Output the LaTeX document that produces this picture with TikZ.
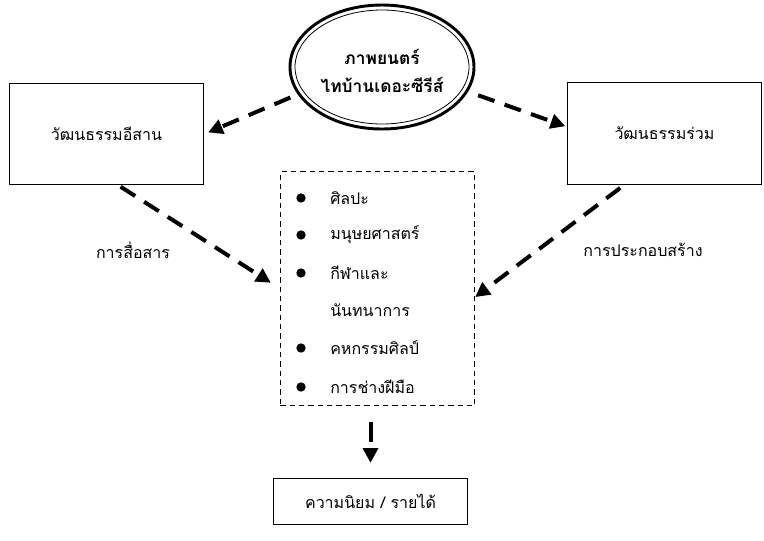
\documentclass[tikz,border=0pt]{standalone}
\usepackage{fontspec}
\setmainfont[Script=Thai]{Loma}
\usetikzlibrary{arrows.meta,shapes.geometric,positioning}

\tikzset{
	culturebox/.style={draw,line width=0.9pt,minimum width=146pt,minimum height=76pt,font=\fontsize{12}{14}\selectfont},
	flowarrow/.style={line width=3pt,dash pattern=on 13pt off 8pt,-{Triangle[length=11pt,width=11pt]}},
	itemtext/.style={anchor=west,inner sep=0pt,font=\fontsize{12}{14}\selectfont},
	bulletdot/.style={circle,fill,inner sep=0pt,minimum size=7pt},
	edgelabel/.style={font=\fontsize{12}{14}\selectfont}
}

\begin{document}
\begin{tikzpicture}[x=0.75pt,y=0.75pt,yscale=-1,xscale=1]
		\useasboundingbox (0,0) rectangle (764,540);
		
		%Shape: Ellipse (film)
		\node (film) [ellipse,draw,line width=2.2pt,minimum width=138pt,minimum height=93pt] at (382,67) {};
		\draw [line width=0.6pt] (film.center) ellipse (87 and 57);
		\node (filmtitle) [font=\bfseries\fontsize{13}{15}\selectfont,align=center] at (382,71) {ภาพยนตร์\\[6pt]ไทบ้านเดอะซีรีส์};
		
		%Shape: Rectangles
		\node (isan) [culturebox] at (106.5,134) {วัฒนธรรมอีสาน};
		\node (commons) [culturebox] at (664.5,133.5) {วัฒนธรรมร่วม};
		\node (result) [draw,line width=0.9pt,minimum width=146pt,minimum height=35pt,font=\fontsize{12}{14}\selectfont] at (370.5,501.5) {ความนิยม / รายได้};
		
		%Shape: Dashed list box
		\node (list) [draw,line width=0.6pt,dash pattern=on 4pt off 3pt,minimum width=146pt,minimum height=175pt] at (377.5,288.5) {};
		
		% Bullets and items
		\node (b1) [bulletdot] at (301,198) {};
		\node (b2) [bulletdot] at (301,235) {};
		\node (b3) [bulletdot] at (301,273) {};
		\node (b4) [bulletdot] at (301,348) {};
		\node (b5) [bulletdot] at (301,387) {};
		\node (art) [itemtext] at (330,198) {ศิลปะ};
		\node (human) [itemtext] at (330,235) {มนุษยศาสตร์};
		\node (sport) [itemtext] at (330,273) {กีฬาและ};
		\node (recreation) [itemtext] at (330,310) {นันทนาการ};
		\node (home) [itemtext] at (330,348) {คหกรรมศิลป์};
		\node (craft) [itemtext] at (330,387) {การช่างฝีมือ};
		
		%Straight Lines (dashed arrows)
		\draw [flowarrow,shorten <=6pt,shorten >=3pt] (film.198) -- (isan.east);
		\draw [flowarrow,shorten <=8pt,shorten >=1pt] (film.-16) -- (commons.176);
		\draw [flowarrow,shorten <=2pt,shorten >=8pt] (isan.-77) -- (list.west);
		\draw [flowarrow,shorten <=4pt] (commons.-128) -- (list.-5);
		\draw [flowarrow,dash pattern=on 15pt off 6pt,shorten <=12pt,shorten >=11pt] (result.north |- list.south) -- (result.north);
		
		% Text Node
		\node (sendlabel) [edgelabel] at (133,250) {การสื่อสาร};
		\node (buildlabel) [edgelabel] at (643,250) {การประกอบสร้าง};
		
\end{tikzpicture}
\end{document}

REQUIRED WORK ▸ Leave the pictures out, and print every line of the listing exactly as written.

IN RESPONSE ▸
Output the LaTeX document that produces this picture with TikZ.
\documentclass[tikz,border=0pt]{standalone}
\usepackage{fontspec}
\setmainfont[Script=Thai]{Loma}
\usetikzlibrary{arrows.meta,shapes.geometric,positioning}

\tikzset{
	culturebox/.style={draw,line width=0.9pt,minimum width=146pt,minimum height=76pt,font=\fontsize{12}{14}\selectfont},
	flowarrow/.style={line width=3pt,dash pattern=on 13pt off 8pt,-{Triangle[length=11pt,width=11pt]}},
	itemtext/.style={anchor=west,inner sep=0pt,font=\fontsize{12}{14}\selectfont},
	bulletdot/.style={circle,fill,inner sep=0pt,minimum size=7pt},
	edgelabel/.style={font=\fontsize{12}{14}\selectfont}
}

\begin{document}
\begin{tikzpicture}[x=0.75pt,y=0.75pt,yscale=-1,xscale=1]
		\useasboundingbox (0,0) rectangle (764,540);
		
		%Shape: Ellipse (film)
		\node (film) [ellipse,draw,line width=2.2pt,minimum width=138pt,minimum height=93pt] at (382,67) {};
		\draw [line width=0.6pt] (film.center) ellipse (87 and 57);
		\node (filmtitle) [font=\bfseries\fontsize{13}{15}\selectfont,align=center] at (382,71) {ภาพยนตร์\\[6pt]ไทบ้านเดอะซีรีส์};
		
		%Shape: Rectangles
		\node (isan) [culturebox] at (106.5,134) {วัฒนธรรมอีสาน};
		\node (commons) [culturebox] at (664.5,133.5) {วัฒนธรรมร่วม};
		\node (result) [draw,line width=0.9pt,minimum width=146pt,minimum height=35pt,font=\fontsize{12}{14}\selectfont] at (370.5,501.5) {ความนิยม / รายได้};
		
		%Shape: Dashed list box
		\node (list) [draw,line width=0.6pt,dash pattern=on 4pt off 3pt,minimum width=146pt,minimum height=175pt] at (377.5,288.5) {};
		
		% Bullets and items
		\node (b1) [bulletdot] at (301,198) {};
		\node (b2) [bulletdot] at (301,235) {};
		\node (b3) [bulletdot] at (301,273) {};
		\node (b4) [bulletdot] at (301,348) {};
		\node (b5) [bulletdot] at (301,387) {};
		\node (art) [itemtext] at (330,198) {ศิลปะ};
		\node (human) [itemtext] at (330,235) {มนุษยศาสตร์};
		\node (sport) [itemtext] at (330,273) {กีฬาและ};
		\node (recreation) [itemtext] at (330,310) {นันทนาการ};
		\node (home) [itemtext] at (330,348) {คหกรรมศิลป์};
		\node (craft) [itemtext] at (330,387) {การช่างฝีมือ};
		
		%Straight Lines (dashed arrows)
		\draw [flowarrow,shorten <=6pt,shorten >=3pt] (film.198) -- (isan.east);
		\draw [flowarrow,shorten <=8pt,shorten >=1pt] (film.-16) -- (commons.176);
		\draw [flowarrow,shorten <=2pt,shorten >=8pt] (isan.-77) -- (list.west);
		\draw [flowarrow,shorten <=4pt] (commons.-128) -- (list.-5);
		\draw [flowarrow,dash pattern=on 15pt off 6pt,shorten <=12pt,shorten >=11pt] (result.north |- list.south) -- (result.north);
		
		% Text Node
		\node (sendlabel) [edgelabel] at (133,250) {การสื่อสาร};
		\node (buildlabel) [edgelabel] at (643,250) {การประกอบสร้าง};
		
\end{tikzpicture}
\end{document}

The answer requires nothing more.